Non-thermal plasma-assisted dry reforming of methane: catalyst design, in situ characterization and hybrid system development

The synergistic integration of non-thermal plasma and catalysis in dry reforming of methane (DRM) has unveiled new avenues for transforming greenhouse gases (CH₄ and CO₂) into valuable products while concurrently reducing environmental impact. Despite its operation at low temperatures and atmospheric pressure, high energy consumption and low selectivity hinder industrial-scale adoption. Addressing these challenges requires the development of catalysts with enhanced selectivity, improved interactions with electric fields, and prolonged stability.
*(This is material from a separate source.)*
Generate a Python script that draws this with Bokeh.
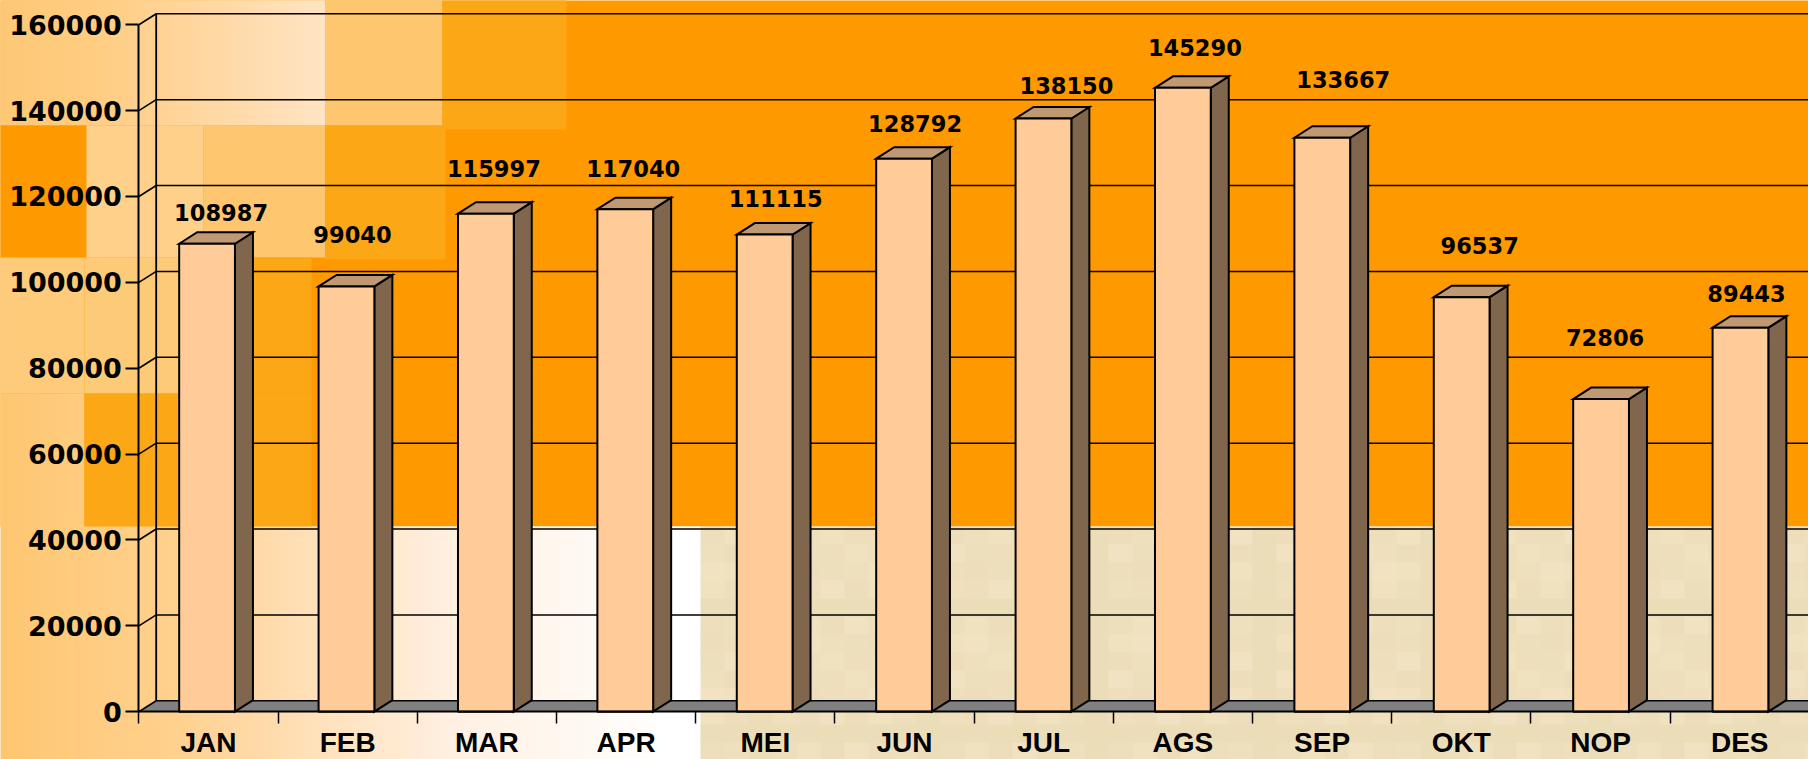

This review examines how the physical and chemical properties of catalysts profoundly impact DRM. Physical properties influence plasma discharge, altering the electric field and electron energy, while chemical properties play a crucial role in surface reactions, especially in forming specific products like liquid oxygenates. This review also highlights advanced in situ characterization techniques that reveal related reaction mechanisms and explores emerging hybrid systems that combine plasma with thermal catalysis, photocatalysis, or electrocatalysis, offering promising solutions for practical plasma-assisted DRM implementation. It emphasizes the need for unified catalyst performance prediction criteria and advanced in-situ characterization to unravel the reaction mechanisms. By covering both traditional and novel hybrid plasma-catalyst systems, this review aims to serve as a comprehensive guide for researchers and industry professionals to advance their expertise in this transformative field.